When rotating token delay revocation of old token until new token is used and/or a period of time has elapsed
Proposal
Rotating a token via the API requires the new value returned (once and only once) by the API to be safely recorded so that all places where the token is used can be updated with the new value. After rotating a token until all references have been updated to the new value any tasks using the old value will fail.
The rotation of tokens can be automated by scripting the use of the rotate a personal access token API with the current token value which avoids the need for a separate privileged user PAT to be used. However, if for some reason the new token value fails to be recorded (e.g. a connection drop after the API request has been made but before the response is received, or a script error) there is no way to then obtain the value, and manual intervention by a user would be required to create a new token and bot account. As the old token is revoked immediately until the manual intervention is performed any tasks using the old token value will fail.

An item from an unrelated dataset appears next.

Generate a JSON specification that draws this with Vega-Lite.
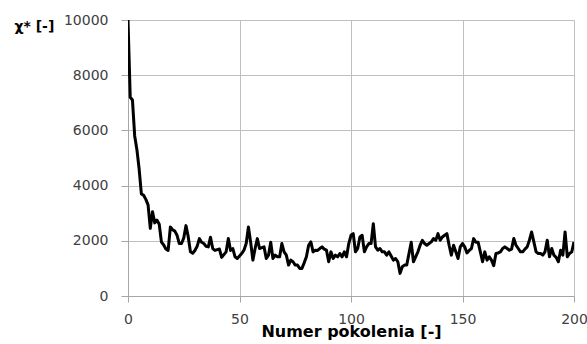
{
  "$schema": "https://vega.github.io/schema/vega-lite/v6.json",
  "autosize": "none",
  "width": 446,
  "height": 276,
  "padding": {"left": 128, "top": 20, "right": 13, "bottom": 48},
  "background": "white",
  "config": {
    "view": {"stroke": null},
    "font": "DejaVu Sans"
  },
  "data": {
    "values": [
      {"gen": 0, "chi": 10000}, {"gen": 1, "chi": 7200}, {"gen": 2, "chi": 7100}, {"gen": 3, "chi": 5800}, {"gen": 4, "chi": 5300},
      {"gen": 5, "chi": 4600}, {"gen": 6, "chi": 3700}, {"gen": 7, "chi": 3650}, {"gen": 8, "chi": 3500}, {"gen": 9, "chi": 3300},
      {"gen": 10, "chi": 2450}, {"gen": 11, "chi": 3050}, {"gen": 12, "chi": 2650}, {"gen": 13, "chi": 2750}, {"gen": 14, "chi": 2600},
      {"gen": 15, "chi": 1950}, {"gen": 16, "chi": 1850}, {"gen": 17, "chi": 1700}, {"gen": 18, "chi": 1650}, {"gen": 19, "chi": 2500},
      {"gen": 20, "chi": 2400}, {"gen": 21, "chi": 2350}, {"gen": 22, "chi": 2200}, {"gen": 23, "chi": 1900}, {"gen": 24, "chi": 1900},
      {"gen": 25, "chi": 2100}, {"gen": 26, "chi": 2550}, {"gen": 27, "chi": 2150}, {"gen": 28, "chi": 1600}, {"gen": 29, "chi": 1550},
      {"gen": 30, "chi": 1650}, {"gen": 31, "chi": 1800}, {"gen": 32, "chi": 2080}, {"gen": 33, "chi": 1950}, {"gen": 34, "chi": 1900},
      {"gen": 35, "chi": 1800}, {"gen": 36, "chi": 1780}, {"gen": 37, "chi": 2130}, {"gen": 38, "chi": 1720}, {"gen": 39, "chi": 1650},
      {"gen": 40, "chi": 1680}, {"gen": 41, "chi": 1700}, {"gen": 42, "chi": 1400}, {"gen": 43, "chi": 1500}, {"gen": 44, "chi": 1600},
      {"gen": 45, "chi": 2080}, {"gen": 46, "chi": 1650}, {"gen": 47, "chi": 1720}, {"gen": 48, "chi": 1420}, {"gen": 49, "chi": 1360},
      {"gen": 50, "chi": 1450}, {"gen": 51, "chi": 1540}, {"gen": 52, "chi": 1660}, {"gen": 53, "chi": 1900}, {"gen": 54, "chi": 2500},
      {"gen": 55, "chi": 1950}, {"gen": 56, "chi": 1300}, {"gen": 57, "chi": 1720}, {"gen": 58, "chi": 2080}, {"gen": 59, "chi": 1720},
      {"gen": 60, "chi": 1750}, {"gen": 61, "chi": 1780}, {"gen": 62, "chi": 1360}, {"gen": 63, "chi": 1480}, {"gen": 64, "chi": 1950},
      {"gen": 65, "chi": 1360}, {"gen": 66, "chi": 1480}, {"gen": 67, "chi": 1420}, {"gen": 68, "chi": 1420}, {"gen": 69, "chi": 1900},
      {"gen": 70, "chi": 1600}, {"gen": 71, "chi": 1480}, {"gen": 72, "chi": 1120}, {"gen": 73, "chi": 1300}, {"gen": 74, "chi": 1240},
      {"gen": 75, "chi": 1120}, {"gen": 76, "chi": 1120}, {"gen": 77, "chi": 1000}, {"gen": 78, "chi": 1000}, {"gen": 79, "chi": 1200},
      {"gen": 80, "chi": 1420}, {"gen": 81, "chi": 1840}, {"gen": 82, "chi": 1960}, {"gen": 83, "chi": 1600}, {"gen": 84, "chi": 1660},
      {"gen": 85, "chi": 1650}, {"gen": 86, "chi": 1720}, {"gen": 87, "chi": 1780}, {"gen": 88, "chi": 1700}, {"gen": 89, "chi": 1660},
      {"gen": 90, "chi": 1240}, {"gen": 91, "chi": 1600}, {"gen": 92, "chi": 1360}, {"gen": 93, "chi": 1480}, {"gen": 94, "chi": 1420},
      {"gen": 95, "chi": 1540}, {"gen": 96, "chi": 1420}, {"gen": 97, "chi": 1600}, {"gen": 98, "chi": 1420}, {"gen": 99, "chi": 1900},
      {"gen": 100, "chi": 2200}, {"gen": 101, "chi": 2260}, {"gen": 102, "chi": 1600}, {"gen": 103, "chi": 1720}, {"gen": 104, "chi": 2140},
      {"gen": 105, "chi": 2200}, {"gen": 106, "chi": 1600}, {"gen": 107, "chi": 1780}, {"gen": 108, "chi": 1900}, {"gen": 109, "chi": 1900},
      {"gen": 110, "chi": 2620}, {"gen": 111, "chi": 1780}, {"gen": 112, "chi": 1660}, {"gen": 113, "chi": 1720}, {"gen": 114, "chi": 1600},
      {"gen": 115, "chi": 1600}, {"gen": 116, "chi": 1480}, {"gen": 117, "chi": 1600}, {"gen": 118, "chi": 1450}, {"gen": 119, "chi": 1300},
      {"gen": 120, "chi": 1360}, {"gen": 121, "chi": 1240}, {"gen": 122, "chi": 820}, {"gen": 123, "chi": 1060}, {"gen": 124, "chi": 1120},
      {"gen": 125, "chi": 1120}, {"gen": 126, "chi": 1540}, {"gen": 127, "chi": 1950}, {"gen": 128, "chi": 1240}, {"gen": 129, "chi": 1420},
      {"gen": 130, "chi": 1600}, {"gen": 131, "chi": 1840}, {"gen": 132, "chi": 2020}, {"gen": 133, "chi": 1900}, {"gen": 134, "chi": 1840},
      {"gen": 135, "chi": 1900}, {"gen": 136, "chi": 1960}, {"gen": 137, "chi": 2080}, {"gen": 138, "chi": 2020}, {"gen": 139, "chi": 2260},
      {"gen": 140, "chi": 2020}, {"gen": 141, "chi": 2140}, {"gen": 142, "chi": 2200}, {"gen": 143, "chi": 2260}, {"gen": 144, "chi": 1840},
      {"gen": 145, "chi": 1480}, {"gen": 146, "chi": 1840}, {"gen": 147, "chi": 1600}, {"gen": 148, "chi": 1360}, {"gen": 149, "chi": 1780},
      {"gen": 150, "chi": 1900}, {"gen": 151, "chi": 1780}, {"gen": 152, "chi": 1560}, {"gen": 153, "chi": 1650}, {"gen": 154, "chi": 1720},
      {"gen": 155, "chi": 2080}, {"gen": 156, "chi": 1950}, {"gen": 157, "chi": 1950}, {"gen": 158, "chi": 1600}, {"gen": 159, "chi": 1240},
      {"gen": 160, "chi": 1600}, {"gen": 161, "chi": 1300}, {"gen": 162, "chi": 1420}, {"gen": 163, "chi": 1300}, {"gen": 164, "chi": 1100},
      {"gen": 165, "chi": 1540}, {"gen": 166, "chi": 1560}, {"gen": 167, "chi": 1600}, {"gen": 168, "chi": 1720}, {"gen": 169, "chi": 1780},
      {"gen": 170, "chi": 1720}, {"gen": 171, "chi": 1660}, {"gen": 172, "chi": 1700}, {"gen": 173, "chi": 2080}, {"gen": 174, "chi": 1840},
      {"gen": 175, "chi": 1720}, {"gen": 176, "chi": 1600}, {"gen": 177, "chi": 1600}, {"gen": 178, "chi": 1700}, {"gen": 179, "chi": 1780},
      {"gen": 180, "chi": 2020}, {"gen": 181, "chi": 2320}, {"gen": 182, "chi": 1960}, {"gen": 183, "chi": 1600}, {"gen": 184, "chi": 1540},
      {"gen": 185, "chi": 1540}, {"gen": 186, "chi": 1480}, {"gen": 187, "chi": 1600}, {"gen": 188, "chi": 2020}, {"gen": 189, "chi": 1420},
      {"gen": 190, "chi": 1720}, {"gen": 191, "chi": 1480}, {"gen": 192, "chi": 1400}, {"gen": 193, "chi": 1240}, {"gen": 194, "chi": 1660},
      {"gen": 195, "chi": 1480}, {"gen": 196, "chi": 2320}, {"gen": 197, "chi": 1420}, {"gen": 198, "chi": 1540}, {"gen": 199, "chi": 1600},
      {"gen": 200, "chi": 1960}
    ]
  },
  "mark": {"type": "line", "color": "black", "strokeWidth": 3, "strokeJoin": "round", "clip": true},
  "encoding": {
    "x": {
      "field": "gen", "type": "quantitative",
      "scale": {"domain": [0, 200], "nice": false},
      "axis": {
        "values": [0, 50, 100, 150, 200],
        "title": "Numer pokolenia [-]",
        "titleFont": "DejaVu Sans", "titleFontSize": 16, "titleFontWeight": "bold", "titleColor": "black",
        "titleBaseline": "alphabetic", "titleY": 40,
        "labelFontSize": 14, "labelColor": "#404040", "labelPadding": 10, "labelFlush": false,
        "tickSize": 6, "tickColor": "#a6a6a6", "domainColor": "#a6a6a6",
        "grid": true, "gridColor": "#bfbfbf"
      }
    },
    "y": {
      "field": "chi", "type": "quantitative",
      "scale": {"domain": [0, 10000], "nice": false},
      "axis": {
        "values": [0, 2000, 4000, 6000, 8000, 10000],
        "format": "d",
        "title": "χ* [-]",
        "titleAngle": 0, "titleAlign": "left", "titleBaseline": "alphabetic",
        "titleX": -114, "titleY": 10,
        "titleFont": "DejaVu Sans", "titleFontSize": 14, "titleFontWeight": "bold", "titleColor": "black",
        "labelFontSize": 14, "labelColor": "#404040", "labelPadding": 13,
        "tickSize": 7, "tickColor": "#a6a6a6", "domainColor": "#a6a6a6",
        "grid": true, "gridColor": "#bfbfbf"
      }
    }
  }
}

This issue suggests a mechanism be implemented to mitigate the disk of disruption by allowing the old token value to continue to be used after being rotated, until
- the new token value has been used once (indicating the new value has been successfully recorded), and/or
- a set period of time has elapsed (allowing time to update all references to the token to the new value)
If both options were available on an instance/namespace wide level customers could chose how to balance the security benefits of immediate token rotation/revocation against mitigating the risk of disruption due to a "failure" of an automated token rotation process.
This issue arose from discussions with a GitLab Premium ~SaaS customer in a support ticket (ZD internal link).